The central question remains “Is this sufficient to its purpose?”, not “Does this conform to a checklist?”
Evidence Discipline
Conclusions are evidence-based.
Evidence can include
- Governance documentation
- System configuration artifacts
- Access and change records
- Interview testimony evaluated against documentation
- Observed system behavior
Assertions are evidenced by corroboration before acceptance. Documentation is operationally validated before acceptance.
Reporting Philosophy
Findings are communicated in structured, board-ready form. This means business language, for a knowledgeable audience, backed by evidence.
Each audit finding addresses
- Condition
- Risk implication
- Structural consequence
- Severity classification
Recommendations are in the form of governance and control objectives. Specific technologies or vendors are not recommended. Audit is not remediation consultation. (It Runs on Data does not offer post-audit consultations.)

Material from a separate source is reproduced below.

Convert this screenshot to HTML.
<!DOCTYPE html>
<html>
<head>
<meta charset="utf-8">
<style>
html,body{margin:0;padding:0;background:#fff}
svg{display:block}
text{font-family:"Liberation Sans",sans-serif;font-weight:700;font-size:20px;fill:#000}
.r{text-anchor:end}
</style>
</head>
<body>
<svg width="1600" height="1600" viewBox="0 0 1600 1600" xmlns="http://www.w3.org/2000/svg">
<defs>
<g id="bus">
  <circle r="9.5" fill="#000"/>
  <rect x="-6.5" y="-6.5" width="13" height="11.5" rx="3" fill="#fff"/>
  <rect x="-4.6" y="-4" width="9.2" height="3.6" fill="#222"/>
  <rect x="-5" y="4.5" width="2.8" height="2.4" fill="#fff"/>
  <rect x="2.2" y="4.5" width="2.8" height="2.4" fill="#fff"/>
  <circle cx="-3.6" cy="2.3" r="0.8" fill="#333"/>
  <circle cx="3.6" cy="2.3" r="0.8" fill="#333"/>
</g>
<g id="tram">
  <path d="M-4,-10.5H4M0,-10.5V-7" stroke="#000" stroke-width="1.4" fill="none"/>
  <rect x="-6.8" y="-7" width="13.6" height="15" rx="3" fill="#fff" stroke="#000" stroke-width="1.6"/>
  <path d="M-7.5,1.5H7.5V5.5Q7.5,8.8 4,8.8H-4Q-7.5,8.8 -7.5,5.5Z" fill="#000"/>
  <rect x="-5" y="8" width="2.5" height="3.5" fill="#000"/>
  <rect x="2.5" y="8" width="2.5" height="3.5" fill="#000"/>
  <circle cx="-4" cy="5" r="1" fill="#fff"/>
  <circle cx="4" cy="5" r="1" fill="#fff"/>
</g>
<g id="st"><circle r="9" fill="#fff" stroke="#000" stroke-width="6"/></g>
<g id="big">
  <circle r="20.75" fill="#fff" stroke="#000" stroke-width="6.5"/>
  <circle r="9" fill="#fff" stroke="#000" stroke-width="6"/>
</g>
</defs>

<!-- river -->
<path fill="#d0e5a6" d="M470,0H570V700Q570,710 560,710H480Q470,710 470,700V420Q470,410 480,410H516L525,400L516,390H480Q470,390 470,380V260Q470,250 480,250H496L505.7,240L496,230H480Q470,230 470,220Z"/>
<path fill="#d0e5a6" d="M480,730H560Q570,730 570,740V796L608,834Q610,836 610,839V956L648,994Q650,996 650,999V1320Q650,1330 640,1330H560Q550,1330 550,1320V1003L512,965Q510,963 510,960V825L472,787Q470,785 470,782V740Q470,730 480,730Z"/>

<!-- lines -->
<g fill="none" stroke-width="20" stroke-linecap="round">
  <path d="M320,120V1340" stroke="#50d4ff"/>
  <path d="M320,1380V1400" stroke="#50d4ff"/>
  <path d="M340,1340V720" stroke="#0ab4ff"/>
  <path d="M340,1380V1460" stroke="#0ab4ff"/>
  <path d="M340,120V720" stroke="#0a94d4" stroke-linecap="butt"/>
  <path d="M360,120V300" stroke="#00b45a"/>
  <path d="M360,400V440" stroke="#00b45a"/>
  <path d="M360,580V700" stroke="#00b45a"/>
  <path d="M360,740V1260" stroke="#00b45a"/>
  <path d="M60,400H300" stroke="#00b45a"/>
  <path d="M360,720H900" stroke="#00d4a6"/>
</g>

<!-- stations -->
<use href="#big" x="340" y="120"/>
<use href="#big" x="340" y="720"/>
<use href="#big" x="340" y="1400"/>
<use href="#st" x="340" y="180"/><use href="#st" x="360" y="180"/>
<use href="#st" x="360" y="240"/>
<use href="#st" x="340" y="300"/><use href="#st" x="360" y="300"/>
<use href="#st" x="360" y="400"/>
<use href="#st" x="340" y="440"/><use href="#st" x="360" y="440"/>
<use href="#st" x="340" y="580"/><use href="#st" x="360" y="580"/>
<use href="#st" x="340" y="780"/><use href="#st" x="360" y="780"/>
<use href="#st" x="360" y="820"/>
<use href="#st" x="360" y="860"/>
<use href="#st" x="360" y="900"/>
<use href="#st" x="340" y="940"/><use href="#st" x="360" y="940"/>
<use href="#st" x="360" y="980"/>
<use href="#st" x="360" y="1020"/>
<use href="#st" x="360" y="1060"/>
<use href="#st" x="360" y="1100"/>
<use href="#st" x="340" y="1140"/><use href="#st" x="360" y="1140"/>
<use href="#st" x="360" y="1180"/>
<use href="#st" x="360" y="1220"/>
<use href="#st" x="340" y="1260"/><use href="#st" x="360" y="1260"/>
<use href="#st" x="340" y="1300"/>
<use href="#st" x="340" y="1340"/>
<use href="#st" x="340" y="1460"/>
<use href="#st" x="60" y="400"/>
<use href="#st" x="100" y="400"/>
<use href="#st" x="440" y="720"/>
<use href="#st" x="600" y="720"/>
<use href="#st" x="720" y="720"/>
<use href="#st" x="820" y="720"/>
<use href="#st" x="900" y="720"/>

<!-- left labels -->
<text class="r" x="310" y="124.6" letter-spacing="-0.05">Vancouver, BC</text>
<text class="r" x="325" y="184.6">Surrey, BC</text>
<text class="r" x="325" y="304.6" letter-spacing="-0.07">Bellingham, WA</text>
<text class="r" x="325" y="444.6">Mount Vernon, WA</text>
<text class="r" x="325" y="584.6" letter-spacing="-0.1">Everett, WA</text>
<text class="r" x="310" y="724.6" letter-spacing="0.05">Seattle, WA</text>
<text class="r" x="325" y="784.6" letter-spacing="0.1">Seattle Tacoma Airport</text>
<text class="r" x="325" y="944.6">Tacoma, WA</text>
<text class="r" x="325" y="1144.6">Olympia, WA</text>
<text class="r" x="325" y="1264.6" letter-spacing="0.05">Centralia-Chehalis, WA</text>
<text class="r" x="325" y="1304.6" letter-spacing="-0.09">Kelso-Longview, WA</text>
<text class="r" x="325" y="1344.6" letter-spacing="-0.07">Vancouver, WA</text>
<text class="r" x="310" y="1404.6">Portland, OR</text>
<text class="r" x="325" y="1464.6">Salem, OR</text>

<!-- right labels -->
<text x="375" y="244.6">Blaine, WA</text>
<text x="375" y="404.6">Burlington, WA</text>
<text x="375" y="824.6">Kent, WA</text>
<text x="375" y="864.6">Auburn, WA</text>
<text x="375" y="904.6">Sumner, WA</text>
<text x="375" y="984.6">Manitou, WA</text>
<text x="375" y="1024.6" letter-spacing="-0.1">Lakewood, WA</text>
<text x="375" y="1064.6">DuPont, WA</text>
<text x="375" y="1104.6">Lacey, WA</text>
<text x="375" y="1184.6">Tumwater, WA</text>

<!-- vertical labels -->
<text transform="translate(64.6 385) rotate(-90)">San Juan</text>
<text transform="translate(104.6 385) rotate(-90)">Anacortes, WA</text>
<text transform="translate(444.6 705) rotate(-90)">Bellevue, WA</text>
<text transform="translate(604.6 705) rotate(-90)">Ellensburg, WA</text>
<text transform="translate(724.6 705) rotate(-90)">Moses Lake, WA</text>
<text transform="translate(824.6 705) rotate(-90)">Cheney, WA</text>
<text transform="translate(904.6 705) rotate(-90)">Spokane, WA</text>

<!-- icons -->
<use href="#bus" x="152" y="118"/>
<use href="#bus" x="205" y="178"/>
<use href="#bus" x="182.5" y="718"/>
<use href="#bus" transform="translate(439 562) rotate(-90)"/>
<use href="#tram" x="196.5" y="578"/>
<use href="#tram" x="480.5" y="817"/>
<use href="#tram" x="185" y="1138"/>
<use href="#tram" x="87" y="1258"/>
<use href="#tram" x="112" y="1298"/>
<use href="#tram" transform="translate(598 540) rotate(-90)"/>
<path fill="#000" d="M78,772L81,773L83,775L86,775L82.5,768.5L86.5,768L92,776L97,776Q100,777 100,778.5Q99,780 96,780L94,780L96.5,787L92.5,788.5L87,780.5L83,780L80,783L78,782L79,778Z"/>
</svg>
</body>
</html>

The purpose of reporting is clarity, not volume.
Independence in Practice
Audit is structurally separated from implementation and operational roles.
Evaluation and reporting remain independent. Management determines remediation pathways.
This separation protects objectivity and ensures that incentives, such as consulting on remediation, do not influence findings.
Engagement Discipline
Scope, reporting line, and deliverables are defined in writing at engagement outset.
Confidentiality and data handling protocols are formalized in advance.